29. The apparatus as claimed in claim 28 wherein the switches are semiconductor switches that are operable to switch a load resistance to draw the test modulated currents.

30. The apparatus as claimed in claim 29 wherein the semiconductor switch includes a field effect transistor and a diode bridge rectifier to rectify the current switched by the field effect transistor.

31. The apparatus as claimed in any one of claims 28 to 30, wherein the drawing of test modulated current is repeated m-1 times with a different one of the wires having its switch open in order to obtain the amplitudes of the resultant voltage of the two frequency components for each of the wires.

32. The apparatus as claimed in any one of claims 20 to 31, including:

a current obtaining component for providing a feedback to measure injecting or drawing test modulated currents, for use as the known injected or drawn test current for calculating the magnitude of the Thevenin equivalent impedance.

33. The apparatus as claimed in any one of claims 20 to 32 further including a frequency obtaining component for obtaining frequency components in voltage signals obtained by the voltage obtaining component.

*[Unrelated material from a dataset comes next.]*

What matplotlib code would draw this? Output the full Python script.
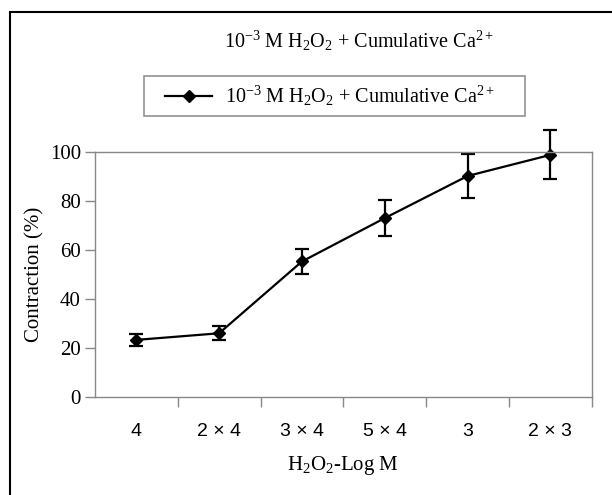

34. The apparatus as claimed in claim 33, wherein the frequency obtaining component is for obtaining frequency components in current signals obtained by the current obtaining component.

35. The apparatus as claimed in either claim 33 or claim 34 wherein the frequency obtaining component includes a time domain component for obtaining the frequency components by carrying out a demodulation technique performed on the obtained signals in the time-domain.

36. The apparatus as claimed in either claim 33 or claim 34, wherein the frequency obtaining component includes a frequency domain component for obtaining the frequency components by performing Fourier analysis on the obtained signals.

37. The apparatus as claimed in any one of claims 20 to 36, including a frequency selection component for selecting the two frequency components to make detection and measurement less susceptible to other sources of system noise or resonance thereby increasing the reliability of signal recognition.